• _Given problem_: Retype the run of lines that opens with the line containing "Write a Python" and closes with the line containing "ax.set_ylim(-lim, lim)", exactly and inclusively, but skip the pictures.

• _Information supplied_:

BEGIN

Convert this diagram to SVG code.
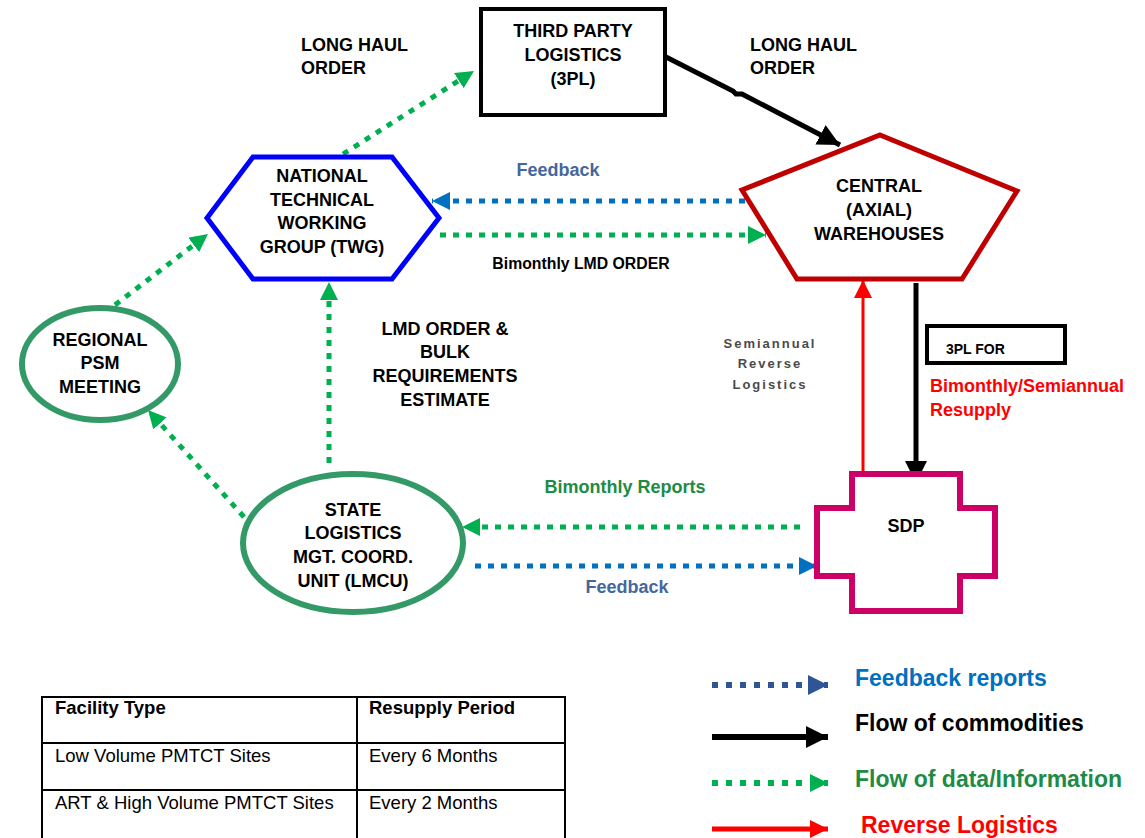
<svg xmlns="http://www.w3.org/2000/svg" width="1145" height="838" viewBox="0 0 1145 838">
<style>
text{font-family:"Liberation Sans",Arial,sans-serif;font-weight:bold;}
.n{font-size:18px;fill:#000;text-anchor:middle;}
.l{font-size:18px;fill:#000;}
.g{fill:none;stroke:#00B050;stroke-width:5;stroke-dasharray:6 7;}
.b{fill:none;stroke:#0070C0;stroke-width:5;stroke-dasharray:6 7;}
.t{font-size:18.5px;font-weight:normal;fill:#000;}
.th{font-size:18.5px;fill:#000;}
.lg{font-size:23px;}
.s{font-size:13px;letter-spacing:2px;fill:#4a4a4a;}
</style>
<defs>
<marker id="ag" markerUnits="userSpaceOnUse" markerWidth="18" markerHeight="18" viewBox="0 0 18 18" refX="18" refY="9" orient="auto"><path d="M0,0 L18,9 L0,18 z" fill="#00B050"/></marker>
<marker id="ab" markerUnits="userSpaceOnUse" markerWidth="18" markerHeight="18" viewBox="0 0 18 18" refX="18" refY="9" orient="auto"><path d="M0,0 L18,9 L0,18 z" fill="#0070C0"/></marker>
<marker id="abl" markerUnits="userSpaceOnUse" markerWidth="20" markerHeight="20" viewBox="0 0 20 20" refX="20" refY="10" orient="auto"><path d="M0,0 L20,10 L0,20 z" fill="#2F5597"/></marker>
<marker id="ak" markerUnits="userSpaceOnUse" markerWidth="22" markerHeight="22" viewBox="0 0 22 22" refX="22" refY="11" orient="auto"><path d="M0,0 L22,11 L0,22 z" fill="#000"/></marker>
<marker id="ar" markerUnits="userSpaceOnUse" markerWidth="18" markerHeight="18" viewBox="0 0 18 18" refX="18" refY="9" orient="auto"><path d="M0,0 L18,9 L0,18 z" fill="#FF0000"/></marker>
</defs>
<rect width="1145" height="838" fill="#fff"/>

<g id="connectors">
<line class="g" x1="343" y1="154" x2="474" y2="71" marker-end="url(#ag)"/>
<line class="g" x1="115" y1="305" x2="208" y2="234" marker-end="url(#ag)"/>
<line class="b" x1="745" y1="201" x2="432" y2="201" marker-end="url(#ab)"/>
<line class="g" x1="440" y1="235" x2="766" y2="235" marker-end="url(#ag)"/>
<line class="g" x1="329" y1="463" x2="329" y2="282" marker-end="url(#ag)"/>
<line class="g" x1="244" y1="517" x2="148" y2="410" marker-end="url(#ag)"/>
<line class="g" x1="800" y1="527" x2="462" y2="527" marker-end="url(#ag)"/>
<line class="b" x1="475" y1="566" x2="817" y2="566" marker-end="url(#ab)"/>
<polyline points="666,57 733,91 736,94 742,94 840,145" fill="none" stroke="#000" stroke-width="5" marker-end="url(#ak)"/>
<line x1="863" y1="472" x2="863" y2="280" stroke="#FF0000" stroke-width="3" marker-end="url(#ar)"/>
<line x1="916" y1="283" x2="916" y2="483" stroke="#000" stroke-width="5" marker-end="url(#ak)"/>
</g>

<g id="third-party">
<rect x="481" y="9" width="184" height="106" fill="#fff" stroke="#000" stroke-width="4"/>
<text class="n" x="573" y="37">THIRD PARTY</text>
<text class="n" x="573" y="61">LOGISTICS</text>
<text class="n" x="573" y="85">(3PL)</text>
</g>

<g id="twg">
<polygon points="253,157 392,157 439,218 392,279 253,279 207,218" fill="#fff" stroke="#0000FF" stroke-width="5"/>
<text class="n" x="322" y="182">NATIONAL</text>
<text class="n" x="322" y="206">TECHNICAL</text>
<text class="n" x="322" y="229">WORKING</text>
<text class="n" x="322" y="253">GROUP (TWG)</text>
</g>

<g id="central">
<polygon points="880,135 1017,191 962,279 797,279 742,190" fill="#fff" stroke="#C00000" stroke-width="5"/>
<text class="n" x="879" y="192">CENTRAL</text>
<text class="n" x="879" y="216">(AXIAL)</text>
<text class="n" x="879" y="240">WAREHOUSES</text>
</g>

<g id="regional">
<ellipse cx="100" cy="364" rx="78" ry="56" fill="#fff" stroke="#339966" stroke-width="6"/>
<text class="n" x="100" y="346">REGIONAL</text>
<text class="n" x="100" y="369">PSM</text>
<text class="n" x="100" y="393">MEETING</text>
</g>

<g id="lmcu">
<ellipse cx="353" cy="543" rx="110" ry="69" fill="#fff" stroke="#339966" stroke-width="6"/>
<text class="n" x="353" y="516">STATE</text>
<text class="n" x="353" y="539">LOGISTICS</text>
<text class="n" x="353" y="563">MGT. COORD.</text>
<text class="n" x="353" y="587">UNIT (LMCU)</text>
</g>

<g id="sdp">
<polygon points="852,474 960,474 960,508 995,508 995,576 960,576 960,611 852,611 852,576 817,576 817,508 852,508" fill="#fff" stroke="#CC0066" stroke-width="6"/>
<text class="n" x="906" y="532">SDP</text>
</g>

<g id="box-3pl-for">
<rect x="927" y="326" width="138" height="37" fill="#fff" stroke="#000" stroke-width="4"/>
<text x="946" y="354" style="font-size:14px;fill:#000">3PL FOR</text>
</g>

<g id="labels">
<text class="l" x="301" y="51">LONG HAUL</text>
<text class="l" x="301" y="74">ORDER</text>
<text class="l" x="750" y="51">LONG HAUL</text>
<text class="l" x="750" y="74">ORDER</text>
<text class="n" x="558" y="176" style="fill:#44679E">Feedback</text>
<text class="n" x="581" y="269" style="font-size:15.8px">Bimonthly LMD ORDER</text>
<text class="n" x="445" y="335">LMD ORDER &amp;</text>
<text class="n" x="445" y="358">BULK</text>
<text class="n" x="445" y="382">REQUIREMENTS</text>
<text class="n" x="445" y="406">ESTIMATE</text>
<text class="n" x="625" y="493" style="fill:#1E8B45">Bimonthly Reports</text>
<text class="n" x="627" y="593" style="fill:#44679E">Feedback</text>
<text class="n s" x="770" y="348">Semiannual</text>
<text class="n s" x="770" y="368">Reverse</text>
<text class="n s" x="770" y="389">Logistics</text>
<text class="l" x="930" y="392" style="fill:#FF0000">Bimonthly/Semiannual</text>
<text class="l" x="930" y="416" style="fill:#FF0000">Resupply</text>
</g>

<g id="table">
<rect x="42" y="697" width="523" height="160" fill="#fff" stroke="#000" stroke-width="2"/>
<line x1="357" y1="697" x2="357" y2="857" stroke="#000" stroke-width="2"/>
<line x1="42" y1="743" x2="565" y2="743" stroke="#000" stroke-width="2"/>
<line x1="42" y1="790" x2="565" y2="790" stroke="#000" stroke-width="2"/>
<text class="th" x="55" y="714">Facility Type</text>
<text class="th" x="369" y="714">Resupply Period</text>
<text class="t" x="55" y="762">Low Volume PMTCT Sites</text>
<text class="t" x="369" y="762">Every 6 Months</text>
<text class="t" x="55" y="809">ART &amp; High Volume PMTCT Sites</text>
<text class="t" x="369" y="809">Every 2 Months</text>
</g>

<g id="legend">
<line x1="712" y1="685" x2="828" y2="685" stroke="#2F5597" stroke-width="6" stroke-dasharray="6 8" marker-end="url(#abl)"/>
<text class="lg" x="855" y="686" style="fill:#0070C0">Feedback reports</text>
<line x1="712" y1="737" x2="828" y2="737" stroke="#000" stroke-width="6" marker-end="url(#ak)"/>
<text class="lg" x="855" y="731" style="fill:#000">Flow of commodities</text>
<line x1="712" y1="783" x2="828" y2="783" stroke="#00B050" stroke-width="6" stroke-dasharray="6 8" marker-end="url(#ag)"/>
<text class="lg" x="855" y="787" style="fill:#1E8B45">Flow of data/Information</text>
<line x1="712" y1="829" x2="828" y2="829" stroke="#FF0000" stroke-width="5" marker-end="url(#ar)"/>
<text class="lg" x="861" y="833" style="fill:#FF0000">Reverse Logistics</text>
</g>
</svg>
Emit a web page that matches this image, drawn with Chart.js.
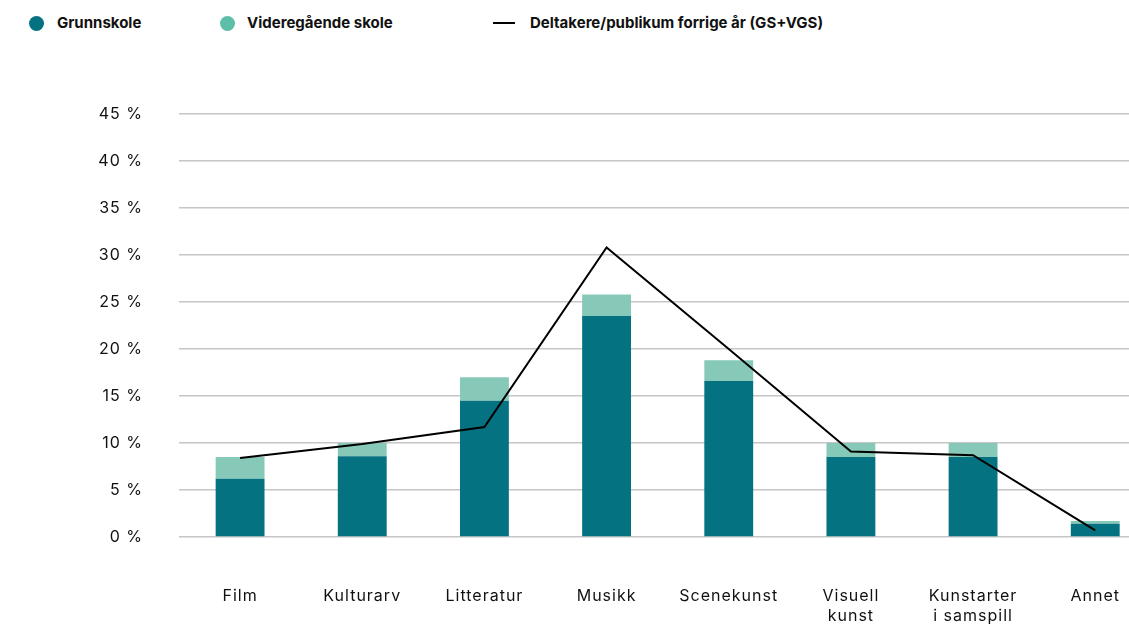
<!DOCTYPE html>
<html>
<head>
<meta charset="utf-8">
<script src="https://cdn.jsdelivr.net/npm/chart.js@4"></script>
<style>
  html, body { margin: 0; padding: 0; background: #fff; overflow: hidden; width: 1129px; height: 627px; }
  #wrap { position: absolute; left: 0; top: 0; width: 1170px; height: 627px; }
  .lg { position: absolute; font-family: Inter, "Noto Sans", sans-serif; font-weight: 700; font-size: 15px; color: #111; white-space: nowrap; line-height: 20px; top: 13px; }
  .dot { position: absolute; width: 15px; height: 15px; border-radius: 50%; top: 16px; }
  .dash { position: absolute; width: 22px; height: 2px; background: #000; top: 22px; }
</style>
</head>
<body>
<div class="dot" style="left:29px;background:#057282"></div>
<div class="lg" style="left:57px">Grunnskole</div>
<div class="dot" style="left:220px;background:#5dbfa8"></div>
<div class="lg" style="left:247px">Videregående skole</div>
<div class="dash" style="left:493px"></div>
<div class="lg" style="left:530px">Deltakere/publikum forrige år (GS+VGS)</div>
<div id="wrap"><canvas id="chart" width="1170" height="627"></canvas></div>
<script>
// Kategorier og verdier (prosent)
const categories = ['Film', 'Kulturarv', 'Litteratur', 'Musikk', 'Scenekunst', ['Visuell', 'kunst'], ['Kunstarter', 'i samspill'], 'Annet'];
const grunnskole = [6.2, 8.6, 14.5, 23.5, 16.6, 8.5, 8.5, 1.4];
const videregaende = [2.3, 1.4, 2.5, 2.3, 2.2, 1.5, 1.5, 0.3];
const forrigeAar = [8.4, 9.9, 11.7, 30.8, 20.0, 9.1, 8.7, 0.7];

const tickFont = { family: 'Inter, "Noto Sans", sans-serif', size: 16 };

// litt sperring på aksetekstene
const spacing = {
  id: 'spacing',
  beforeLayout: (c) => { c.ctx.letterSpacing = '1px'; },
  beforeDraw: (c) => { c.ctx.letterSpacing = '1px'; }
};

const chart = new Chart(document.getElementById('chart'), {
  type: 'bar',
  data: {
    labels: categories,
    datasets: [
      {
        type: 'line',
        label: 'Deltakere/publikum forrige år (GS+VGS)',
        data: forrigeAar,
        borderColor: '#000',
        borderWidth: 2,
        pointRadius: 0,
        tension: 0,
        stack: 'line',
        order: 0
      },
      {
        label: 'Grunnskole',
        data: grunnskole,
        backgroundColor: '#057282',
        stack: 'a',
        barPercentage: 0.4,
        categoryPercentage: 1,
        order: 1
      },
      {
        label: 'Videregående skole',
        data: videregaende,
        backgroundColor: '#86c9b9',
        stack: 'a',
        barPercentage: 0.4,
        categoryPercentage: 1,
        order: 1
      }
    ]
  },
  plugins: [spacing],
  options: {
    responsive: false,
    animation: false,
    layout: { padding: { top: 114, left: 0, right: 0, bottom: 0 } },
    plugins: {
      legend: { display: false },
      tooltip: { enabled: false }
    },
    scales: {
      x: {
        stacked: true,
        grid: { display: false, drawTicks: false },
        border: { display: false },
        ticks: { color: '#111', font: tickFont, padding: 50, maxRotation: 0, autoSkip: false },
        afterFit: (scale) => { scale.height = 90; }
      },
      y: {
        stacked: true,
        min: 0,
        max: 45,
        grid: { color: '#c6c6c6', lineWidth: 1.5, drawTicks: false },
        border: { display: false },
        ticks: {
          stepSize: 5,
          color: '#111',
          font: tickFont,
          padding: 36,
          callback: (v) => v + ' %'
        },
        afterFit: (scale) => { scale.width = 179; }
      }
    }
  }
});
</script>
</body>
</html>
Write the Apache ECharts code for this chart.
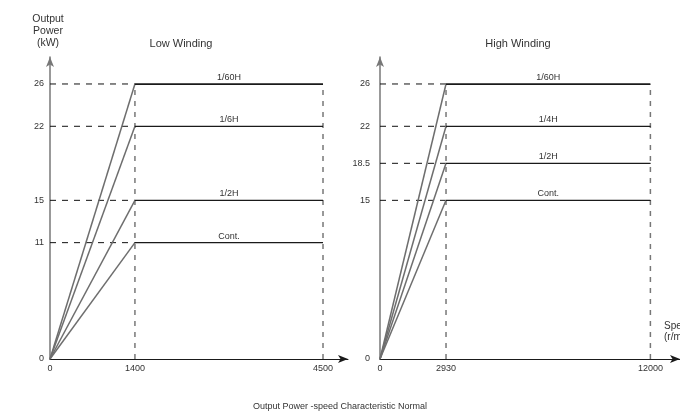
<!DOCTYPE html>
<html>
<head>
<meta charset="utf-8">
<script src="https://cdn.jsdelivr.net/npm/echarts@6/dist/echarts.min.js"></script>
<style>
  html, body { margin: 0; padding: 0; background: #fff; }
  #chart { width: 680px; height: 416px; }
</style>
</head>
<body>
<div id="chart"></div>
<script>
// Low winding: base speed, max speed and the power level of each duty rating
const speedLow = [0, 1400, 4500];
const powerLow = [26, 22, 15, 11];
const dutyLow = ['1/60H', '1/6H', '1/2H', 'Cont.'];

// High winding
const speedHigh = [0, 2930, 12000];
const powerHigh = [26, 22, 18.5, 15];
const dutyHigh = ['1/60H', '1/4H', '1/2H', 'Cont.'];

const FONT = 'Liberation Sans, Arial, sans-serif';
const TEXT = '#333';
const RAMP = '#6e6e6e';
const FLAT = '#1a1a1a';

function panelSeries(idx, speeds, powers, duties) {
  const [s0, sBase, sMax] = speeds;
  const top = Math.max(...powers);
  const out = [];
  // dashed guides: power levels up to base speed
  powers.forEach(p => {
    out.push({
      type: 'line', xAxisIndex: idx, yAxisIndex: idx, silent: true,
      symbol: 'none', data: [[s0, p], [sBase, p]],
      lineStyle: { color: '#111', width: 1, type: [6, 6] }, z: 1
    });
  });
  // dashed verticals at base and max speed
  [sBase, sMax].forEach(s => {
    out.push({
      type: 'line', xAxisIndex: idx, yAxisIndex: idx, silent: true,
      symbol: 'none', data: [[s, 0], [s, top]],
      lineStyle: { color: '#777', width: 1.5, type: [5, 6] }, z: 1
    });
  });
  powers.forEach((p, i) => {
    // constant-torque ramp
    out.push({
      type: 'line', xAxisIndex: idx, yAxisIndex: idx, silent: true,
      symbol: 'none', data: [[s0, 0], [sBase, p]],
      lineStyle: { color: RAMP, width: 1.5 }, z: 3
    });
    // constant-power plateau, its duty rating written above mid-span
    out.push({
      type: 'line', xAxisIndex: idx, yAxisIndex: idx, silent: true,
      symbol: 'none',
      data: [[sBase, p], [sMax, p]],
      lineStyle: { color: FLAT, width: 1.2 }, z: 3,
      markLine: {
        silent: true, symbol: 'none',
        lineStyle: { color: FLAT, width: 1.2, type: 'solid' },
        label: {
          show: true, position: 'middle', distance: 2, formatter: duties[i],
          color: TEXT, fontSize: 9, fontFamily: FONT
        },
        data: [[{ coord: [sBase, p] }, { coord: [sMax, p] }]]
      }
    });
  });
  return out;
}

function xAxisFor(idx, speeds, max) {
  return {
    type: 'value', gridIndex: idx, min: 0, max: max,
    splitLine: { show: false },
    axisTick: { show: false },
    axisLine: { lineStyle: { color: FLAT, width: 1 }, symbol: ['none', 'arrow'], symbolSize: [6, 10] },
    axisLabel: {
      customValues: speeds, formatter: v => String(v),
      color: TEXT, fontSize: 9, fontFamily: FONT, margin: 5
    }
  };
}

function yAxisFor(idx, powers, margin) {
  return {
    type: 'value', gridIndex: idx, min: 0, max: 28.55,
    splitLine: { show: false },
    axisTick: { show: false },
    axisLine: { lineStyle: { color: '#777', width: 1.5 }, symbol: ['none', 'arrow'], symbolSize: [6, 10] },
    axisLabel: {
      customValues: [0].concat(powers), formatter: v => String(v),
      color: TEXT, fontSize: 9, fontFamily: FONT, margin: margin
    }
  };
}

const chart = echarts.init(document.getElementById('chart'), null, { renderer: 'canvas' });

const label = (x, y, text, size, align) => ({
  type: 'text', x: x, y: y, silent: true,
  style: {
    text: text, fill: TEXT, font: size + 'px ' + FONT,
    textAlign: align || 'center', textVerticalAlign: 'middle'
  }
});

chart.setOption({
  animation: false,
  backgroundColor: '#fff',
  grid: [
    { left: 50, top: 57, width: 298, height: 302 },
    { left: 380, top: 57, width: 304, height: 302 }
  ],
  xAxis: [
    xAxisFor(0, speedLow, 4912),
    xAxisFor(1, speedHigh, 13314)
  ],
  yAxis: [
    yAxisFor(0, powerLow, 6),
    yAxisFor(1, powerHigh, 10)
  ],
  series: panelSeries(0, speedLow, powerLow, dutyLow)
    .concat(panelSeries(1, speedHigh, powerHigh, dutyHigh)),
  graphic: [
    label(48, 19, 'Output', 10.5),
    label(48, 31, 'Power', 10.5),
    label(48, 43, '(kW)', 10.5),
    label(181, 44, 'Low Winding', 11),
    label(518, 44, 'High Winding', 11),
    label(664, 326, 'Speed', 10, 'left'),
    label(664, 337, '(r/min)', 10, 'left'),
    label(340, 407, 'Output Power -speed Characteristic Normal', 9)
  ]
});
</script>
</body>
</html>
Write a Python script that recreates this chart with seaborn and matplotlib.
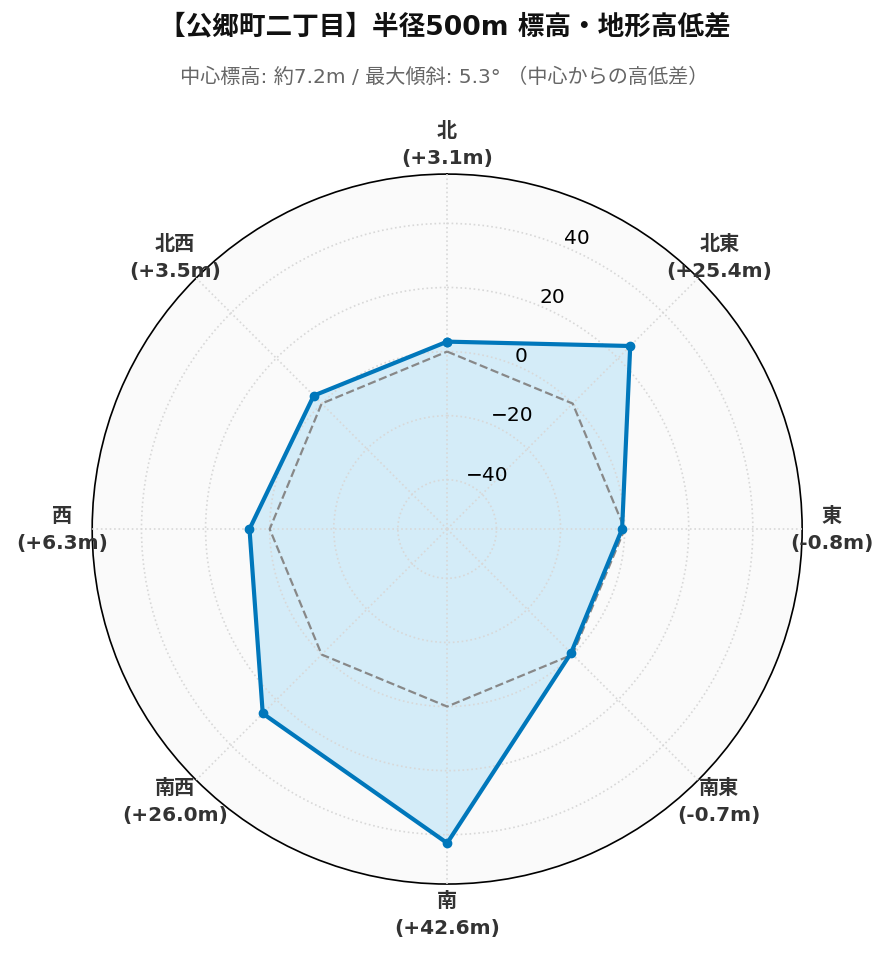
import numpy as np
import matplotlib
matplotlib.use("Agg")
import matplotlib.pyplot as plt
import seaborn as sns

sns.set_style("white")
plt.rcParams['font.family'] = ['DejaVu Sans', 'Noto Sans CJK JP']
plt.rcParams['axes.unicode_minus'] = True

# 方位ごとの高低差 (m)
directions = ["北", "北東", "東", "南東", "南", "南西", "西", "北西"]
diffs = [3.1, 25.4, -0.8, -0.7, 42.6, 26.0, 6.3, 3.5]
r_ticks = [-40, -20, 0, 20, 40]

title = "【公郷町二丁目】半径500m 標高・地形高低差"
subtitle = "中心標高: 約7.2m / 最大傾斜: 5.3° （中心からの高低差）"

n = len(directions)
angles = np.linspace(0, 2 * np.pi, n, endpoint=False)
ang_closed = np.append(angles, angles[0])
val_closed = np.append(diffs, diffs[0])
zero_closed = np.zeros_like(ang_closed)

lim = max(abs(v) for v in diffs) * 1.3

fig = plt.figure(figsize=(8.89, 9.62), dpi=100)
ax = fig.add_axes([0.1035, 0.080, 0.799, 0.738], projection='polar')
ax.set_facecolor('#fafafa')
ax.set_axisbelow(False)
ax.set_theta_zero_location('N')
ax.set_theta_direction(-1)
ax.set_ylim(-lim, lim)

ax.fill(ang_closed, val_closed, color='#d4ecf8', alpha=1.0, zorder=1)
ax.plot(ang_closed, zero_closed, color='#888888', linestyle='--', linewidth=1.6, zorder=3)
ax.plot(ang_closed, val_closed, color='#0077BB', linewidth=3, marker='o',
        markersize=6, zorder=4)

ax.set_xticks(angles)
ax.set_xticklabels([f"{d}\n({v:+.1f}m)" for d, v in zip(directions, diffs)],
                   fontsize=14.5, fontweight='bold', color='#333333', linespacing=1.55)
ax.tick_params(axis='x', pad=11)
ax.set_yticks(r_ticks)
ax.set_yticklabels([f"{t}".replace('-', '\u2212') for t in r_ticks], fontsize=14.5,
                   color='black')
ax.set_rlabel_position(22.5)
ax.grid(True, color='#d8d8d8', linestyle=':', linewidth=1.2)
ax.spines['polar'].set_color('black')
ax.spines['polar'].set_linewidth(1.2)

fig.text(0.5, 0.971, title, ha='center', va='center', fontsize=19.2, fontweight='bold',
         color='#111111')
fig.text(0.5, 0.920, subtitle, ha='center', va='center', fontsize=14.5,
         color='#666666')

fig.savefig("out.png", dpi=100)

END

• _Exercise answer_:
Write a Python script that recreates this chart with seaborn and matplotlib.
import numpy as np
import matplotlib
matplotlib.use("Agg")
import matplotlib.pyplot as plt
import seaborn as sns

sns.set_style("white")
plt.rcParams['font.family'] = ['DejaVu Sans', 'Noto Sans CJK JP']
plt.rcParams['axes.unicode_minus'] = True

# 方位ごとの高低差 (m)
directions = ["北", "北東", "東", "南東", "南", "南西", "西", "北西"]
diffs = [3.1, 25.4, -0.8, -0.7, 42.6, 26.0, 6.3, 3.5]
r_ticks = [-40, -20, 0, 20, 40]

title = "【公郷町二丁目】半径500m 標高・地形高低差"
subtitle = "中心標高: 約7.2m / 最大傾斜: 5.3° （中心からの高低差）"

n = len(directions)
angles = np.linspace(0, 2 * np.pi, n, endpoint=False)
ang_closed = np.append(angles, angles[0])
val_closed = np.append(diffs, diffs[0])
zero_closed = np.zeros_like(ang_closed)

lim = max(abs(v) for v in diffs) * 1.3

fig = plt.figure(figsize=(8.89, 9.62), dpi=100)
ax = fig.add_axes([0.1035, 0.080, 0.799, 0.738], projection='polar')
ax.set_facecolor('#fafafa')
ax.set_axisbelow(False)
ax.set_theta_zero_location('N')
ax.set_theta_direction(-1)
ax.set_ylim(-lim, lim)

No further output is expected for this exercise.